Толстой в последнее десятилетие своей жизни.
Кузина Л. Н.: Вступительная статья (Толстой в последнее десятилетие своей жизни)

В литературе о Толстом большое место занимают мемуары и дневники современников. Наибольший интерес представляют свидетельства людей, которые долгое время находились рядом с писателем и записывали его разговоры, события его жизни «по горячим следам». Разумеется, облик каждого из этих людей, их общественно-политические позиции налагали свой отпечаток на характер записей, и с этим приходится считаться современному читателю. Критического подхода требуют и публикуемые нами записи о Толстом из дневника Михаила Сергеевича Сухотина (1850—1914) — зятя писателя, мужа его старшей дочери Татьяны Львовны.

Сухотин был весьма далек по своему мировоззрению от Толстого, о чем он сам пишет в дневнике. Но среди его суждений по тем или иным вопросам некоторые вызывали сочувствие Толстого.

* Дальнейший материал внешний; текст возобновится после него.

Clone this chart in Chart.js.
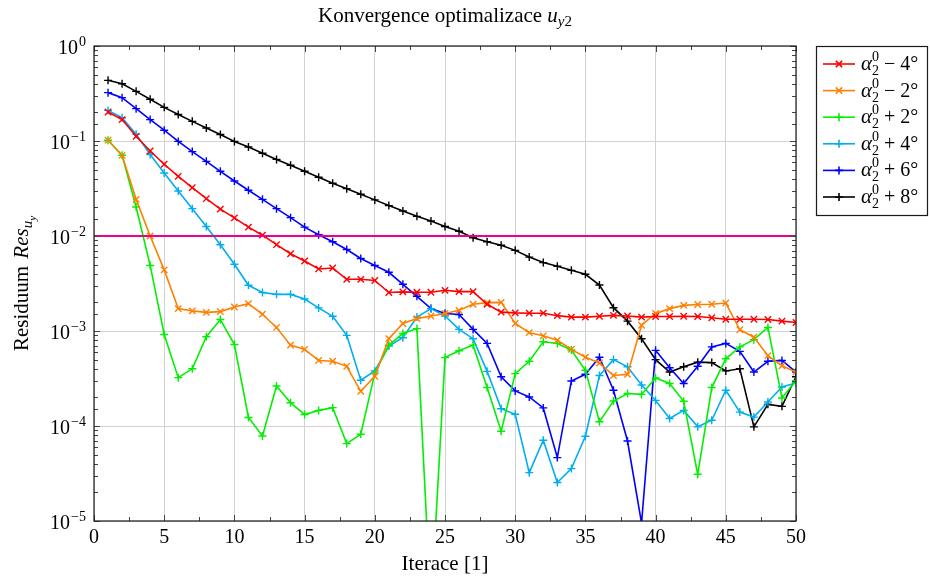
<!DOCTYPE html>
<html>
<head>
<meta charset="utf-8">
<script src="https://cdn.jsdelivr.net/npm/chart.js@4.4.1/dist/chart.umd.min.js"></script>
<style>
  html, body { margin: 0; padding: 0; background: #fff; }
  #chart { display: block; }
</style>
</head>
<body>
<canvas id="chart" width="930" height="579"></canvas>
<script>
const iterations = [1, 2, 3, 4, 5, 6, 7, 8, 9, 10, 11, 12, 13, 14, 15, 16, 17, 18, 19, 20, 21, 22, 23, 24, 25,
  26, 27, 28, 29, 30, 31, 32, 33, 34, 35, 36, 37, 38, 39, 40, 41, 42, 43, 44, 45, 46, 47, 48, 49, 50];

const minus4 = [0.202, 0.168, 0.112, 0.0785, 0.0569, 0.0425, 0.0323, 0.0247, 0.0192, 0.0155, 0.0124, 0.0102, 0.0081,
  0.0065, 0.00545, 0.0045, 0.0046, 0.0035, 0.0035, 0.0034, 0.00254, 0.00258, 0.00256, 0.00256, 0.00268, 0.0026, 0.0026,
  0.00191, 0.00158, 0.00155, 0.00154, 0.00154, 0.00145, 0.0014, 0.0014, 0.00143, 0.00146, 0.00144, 0.0014, 0.00142,
  0.00142, 0.00143, 0.00142, 0.00138, 0.00133, 0.00133, 0.00133, 0.00132, 0.00127, 0.00123];
const minus2 = [0.102, 0.0707, 0.0243, 0.01, 0.0044, 0.00172, 0.00163, 0.00157, 0.0016, 0.00179, 0.00194, 0.0015, 0.00109,
  0.00071, 0.00064, 0.00049, 0.00048, 0.000425, 0.000232, 0.000333, 0.00083, 0.0012, 0.00135, 0.00144, 0.00153, 0.00165,
  0.00191, 0.00199, 0.002, 0.0012, 0.00096, 0.00089, 0.0008, 0.00064, 0.00053, 0.00046, 0.00034, 0.00035, 0.00115,
  0.00153, 0.00172, 0.00186, 0.0019, 0.00191, 0.00197, 0.00103, 0.00086, 0.00055, 0.00043, 0.00037];
const plus2 = [0.102, 0.0707, 0.0202, 0.0049, 0.00092, 0.000323, 0.0004, 0.00087, 0.00132, 0.00072, 0.000123, 0.0000785,
  0.000264, 0.000176, 0.000132, 0.000146, 0.000156, 0.0000653, 0.0000818, 0.00036, 0.00071, 0.00094, 0.00106, 0.0000012,
  0.000525, 0.00062, 0.00071, 0.000254, 0.000088, 0.000356, 0.00048, 0.00077, 0.00074, 0.00063, 0.000386, 0.000111,
  0.000183, 0.00022, 0.000215, 0.00032, 0.00028, 0.000182, 0.000031, 0.000254, 0.00051, 0.00068, 0.00081, 0.00109,
  0.000197, 0.0003];
const plus4 = [0.21, 0.176, 0.118, 0.072, 0.0461, 0.0298, 0.0194, 0.0126, 0.0081, 0.00504, 0.00303, 0.00254, 0.00243,
  0.00243, 0.00217, 0.00175, 0.00143, 0.0009, 0.000303, 0.00038, 0.000695, 0.00085, 0.0014, 0.00172, 0.00144, 0.00104,
  0.00083, 0.000376, 0.000152, 0.000133, 0.0000323, 0.0000708, 0.0000254, 0.0000356, 0.000078, 0.00034, 0.0005,
  0.00042, 0.00027, 0.000186, 0.00012, 0.000146, 0.000098, 0.000115, 0.000238, 0.00014, 0.000124, 0.000179, 0.000257,
  0.000284];
const plus6 = [0.323, 0.286, 0.219, 0.168, 0.13, 0.099, 0.0773, 0.0611, 0.048, 0.0379, 0.0303, 0.0243, 0.0194, 0.0156,
  0.0124, 0.0103, 0.0087, 0.0072, 0.0058, 0.0049, 0.00415, 0.0031, 0.00232, 0.00172, 0.00153, 0.00149, 0.00104, 0.00074,
  0.00033, 0.000234, 0.000202, 0.000155, 0.0000465, 0.000298, 0.00035, 0.00053, 0.000238, 0.0000695, 0.0000095,
  0.000626, 0.00041, 0.00028, 0.000425, 0.00068, 0.00074, 0.00061, 0.00037, 0.00048, 0.00049, 0.00037];
const plus8 = [0.435, 0.4, 0.333, 0.275, 0.226, 0.19, 0.161, 0.137, 0.117, 0.099, 0.0865, 0.0743, 0.064, 0.0555, 0.048,
  0.0415, 0.0359, 0.0315, 0.0275, 0.024, 0.0209, 0.0183, 0.0161, 0.0144, 0.0126, 0.0112, 0.0096, 0.0087, 0.008, 0.00706,
  0.006, 0.00525, 0.0048, 0.00435, 0.00395, 0.00305, 0.00176, 0.00127, 0.00083, 0.0005, 0.00037, 0.00042, 0.00047,
  0.000465, 0.00038, 0.0004, 0.000098, 0.000169, 0.000161, 0.00033];

const thresholdX = [0, 50];
const thresholdY = [0.01, 0.01];

const legendSigns = ['\u2212 4\u00b0', '\u2212 2\u00b0', '+ 2\u00b0', '+ 4\u00b0', '+ 6\u00b0', '+ 8\u00b0'];
const xTickLabels = ['0', '5', '10', '15', '20', '25', '30', '35', '40', '45', '50'];
const yTickExponents = ['\u22125', '\u22124', '\u22123', '\u22122', '\u22121', '0'];

const SERIF = '"Liberation Serif", "DejaVu Serif", serif';

const series = [
  { values: minus4, color: '#ff0000', marker: 'crossRot' },
  { values: minus2, color: '#ff8000', marker: 'crossRot' },
  { values: plus2, color: '#00f000', marker: 'cross' },
  { values: plus4, color: '#00aeef', marker: 'cross' },
  { values: plus6, color: '#0000ff', marker: 'cross' },
  { values: plus8, color: '#000000', marker: 'cross' },
];

const datasets = series.map((s, i) => ({
  label: legendSigns[i],
  data: iterations.map((x, j) => ({ x, y: s.values[j] })),
  borderColor: s.color,
  backgroundColor: s.color,
  borderWidth: 1.6,
  pointStyle: s.marker,
  pointRadius: s.marker === 'crossRot' ? 4.5 : 4,
  pointBorderWidth: 1.4,
  pointBorderColor: s.color,
  tension: 0,
}));

datasets.unshift({
  label: 'limit',
  data: thresholdX.map((x, j) => ({ x, y: thresholdY[j] })),
  borderColor: '#ec008c',
  borderWidth: 1.8,
  pointRadius: 0,
});

const isDecade = (v) => Math.abs(Math.log10(v) - Math.round(Math.log10(v))) < 1e-9;

// draws a row of text runs, each {t, font, dy}; runs with stack:true share x with the next one
const drawRuns = (ctx, runs, x, y) => {
  let cx = x;
  runs.forEach((r) => {
    ctx.font = r.font;
    ctx.fillText(r.t, cx, y + (r.dy || 0));
    if (!r.stack) cx += ctx.measureText(r.t).width + (r.gap || 0);
  });
  return cx - x;
};
const runsWidth = (ctx, runs) => {
  let w = 0;
  runs.forEach((r) => {
    ctx.font = r.font;
    if (!r.stack) w += ctx.measureText(r.t).width + (r.gap || 0);
  });
  return w;
};

const decorations = {
  id: 'decorations',
  afterDraw(chart) {
    const { ctx, chartArea: area, scales } = chart;
    const xs = scales.x;
    const ys = scales.y;
    ctx.save();

    // tick marks inside the box
    ctx.strokeStyle = '#444';
    ctx.lineWidth = 1;
    ctx.beginPath();
    ys.ticks.forEach((t) => {
      const py = Math.round(ys.getPixelForValue(t.value)) + 0.5;
      const len = isDecade(t.value) ? 6 : 4;
      ctx.moveTo(area.left, py); ctx.lineTo(area.left + len, py);
      ctx.moveTo(area.right, py); ctx.lineTo(area.right - len, py);
    });
    const xt = xs.ticks.map((t) => t.value);
    xt.forEach((v, i) => {
      const marks = [[v, 6]];
      if (i < xt.length - 1) marks.push([(v + xt[i + 1]) / 2, 4]);
      marks.forEach(([mv, len]) => {
        const px = Math.round(xs.getPixelForValue(mv)) + 0.5;
        ctx.moveTo(px, area.bottom); ctx.lineTo(px, area.bottom - len);
        ctx.moveTo(px, area.top); ctx.lineTo(px, area.top + len);
      });
    });
    ctx.stroke();

    // frame
    ctx.strokeStyle = '#1a1a1a';
    ctx.lineWidth = 1.2;
    ctx.strokeRect(area.left, area.top, area.right - area.left, area.bottom - area.top);

    ctx.fillStyle = '#000';
    ctx.textBaseline = 'alphabetic';

    // x tick labels
    ctx.font = `20px ${SERIF}`;
    ctx.textAlign = 'center';
    xs.ticks.forEach((t, i) => {
      ctx.fillText(xTickLabels[i], xs.getPixelForValue(t.value), area.bottom + 22);
    });

    // y tick labels 10^n
    ctx.textAlign = 'left';
    ys.ticks.filter((t) => isDecade(t.value)).forEach((t, i) => {
      const py = ys.getPixelForValue(t.value);
      const runs = [
        { t: '10', font: `20px ${SERIF}`, gap: 1 },
        { t: yTickExponents[i], font: `14px ${SERIF}`, dy: -8 },
      ];
      const w = runsWidth(ctx, runs);
      drawRuns(ctx, runs, area.left - 8 - w, py + 8);
    });

    // title
    const titleRuns = [
      { t: 'Konvergence optimalizace ', font: `21px ${SERIF}` },
      { t: 'u', font: `italic 21px ${SERIF}` },
      { t: 'y', font: `italic 15px ${SERIF}`, dy: 4 },
      { t: '2', font: `15px ${SERIF}`, dy: 4 },
    ];
    const cxTitle = (area.left + area.right) / 2;
    drawRuns(ctx, titleRuns, cxTitle - runsWidth(ctx, titleRuns) / 2, 22);

    // x axis title
    ctx.font = `21px ${SERIF}`;
    ctx.textAlign = 'center';
    ctx.fillText('Iterace [1]', cxTitle, 570);
    ctx.textAlign = 'left';

    // y axis title
    const yRuns = [
      { t: 'Residuum ', font: `21px ${SERIF}`, gap: 2 },
      { t: 'Res', font: `italic 21px ${SERIF}` },
      { t: 'u', font: `italic 15px ${SERIF}`, dy: 4 },
      { t: 'y', font: `italic 11px ${SERIF}`, dy: 8 },
    ];
    ctx.save();
    ctx.translate(28, (area.top + area.bottom) / 2);
    ctx.rotate(-Math.PI / 2);
    drawRuns(ctx, yRuns, -runsWidth(ctx, yRuns) / 2, 0);
    ctx.restore();

    // legend
    const lx = 816.5;
    const ly = 46.5;
    const lw = 111;
    const lh = 169;
    ctx.fillStyle = '#fff';
    ctx.fillRect(lx, ly, lw, lh);
    ctx.strokeStyle = '#1a1a1a';
    ctx.lineWidth = 1.2;
    ctx.strokeRect(lx, ly, lw, lh);
    series.forEach((s, i) => {
      const rowY = 64 + i * 26.6;
      ctx.strokeStyle = s.color;
      ctx.lineWidth = 1.6;
      ctx.beginPath();
      ctx.moveTo(823, rowY); ctx.lineTo(855, rowY);
      ctx.stroke();
      Chart.helpers.drawPoint(ctx, {
        pointStyle: s.marker,
        radius: s.marker === 'crossRot' ? 4.5 : 4,
        borderWidth: 1.4,
        rotation: 0,
      }, 839, rowY);
      ctx.fillStyle = '#000';
      drawRuns(ctx, [
        { t: '\u03b1', font: `italic 21px ${SERIF}` },
        { t: '0', font: `14px ${SERIF}`, dy: -9, stack: true },
        { t: '2', font: `14px ${SERIF}`, dy: 5, gap: 5 },
        { t: legendSigns[i], font: `20px ${SERIF}` },
      ], 861, rowY + 6);
    });

    ctx.restore();
  },
};

new Chart(document.getElementById('chart'), {
  type: 'line',
  data: { datasets },
  options: {
    responsive: false,
    animation: false,
    events: [],
    layout: { padding: { left: 94, top: 46, right: 134, bottom: 58 } },
    plugins: { legend: { display: false }, title: { display: false }, tooltip: { enabled: false } },
    scales: {
      x: {
        type: 'linear',
        min: 0,
        max: 50,
        ticks: { stepSize: 5, display: false },
        grid: { color: '#d2d2d2', lineWidth: 1, drawTicks: false },
        border: { display: false },
      },
      y: {
        type: 'logarithmic',
        min: 1e-5,
        max: 1,
        ticks: { display: false },
        grid: {
          color: (c) => (c.tick && isDecade(c.tick.value) ? '#d2d2d2' : 'rgba(0,0,0,0)'),
          lineWidth: 1,
          drawTicks: false,
        },
        border: { display: false },
      },
    },
  },
  plugins: [decorations],
});
</script>
</body>
</html>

«психологический этюд» под названием «Ложь», где бы высмеивалась и клеймилась та ложь, которая царствует «в семье, религии, науке, государстве». «Современное самодержавие», «невозможность писать и говорить, гонение за веру, административный произвол», «жалкое, холопское духовенство», — вот темы и материал для «воображаемого сочинения» Сухотина. В дневнике Сухотина сохранился набросок его письма к кн. В. П. Мещерскому, издателю «Гражданина», «самому консервативному», по определению В. И. Ленина, публицисту (В. И. Ленин. Сочинения, т. 20, стр. 197). Письмо составлено в резких обличительных тонах: «Краеугольный камень вашей проповеди, — обращается Сухотин к Мещерскому, — есть поддержание существующего в России самодержавия. А подобная проповедь может исходить либо из недомыслия, либо из расчета ‹...› Да разве эта благоустроенная возможность с одной стороны подсовывать, скрывать, обманывать, с другой стороны подписывать, быть в руках дворцовой камарильи, закрывать себе все пути для узнавания правды не есть результат тьмы и безмолвия, а эта тьма и безмолвие не есть результат и почему-то неминуемые спутники современного самодержавия? ‹...› Вы журналист и понимаете, какая бывает потребность у человека, уверенного в правоте своих убеждений, делиться этими убеждениями с другими. Вам эту возможность дает наше самодержавие, потому что вы преклоняетесь перед ним, а мне это право не только не дано, но если узнают то, что я пишу вам, и отгадают, кто автор, то мне жестоко достанется. Что же вы находите и этот порядок справедливым?» При стремлении «правительства все привести к „кладбищенскому порядку“, т. е. к полному молчанию», — пишет в дневнике Сухотин, — Толстой был для него «единственным светильником» «в темную ночь», и «без которого все погрузилось бы» в какой-то кошмарный, непроглядный и безысходный мрак»: «один Л. Н. имеет право и возможность безо всякого страха и без „эзоповского языка“ говорить правду власть предержащим, заступаться за обиженного и оскорбленного, будить совесть у обидчика» (запись от 12 декабря 1901 г.).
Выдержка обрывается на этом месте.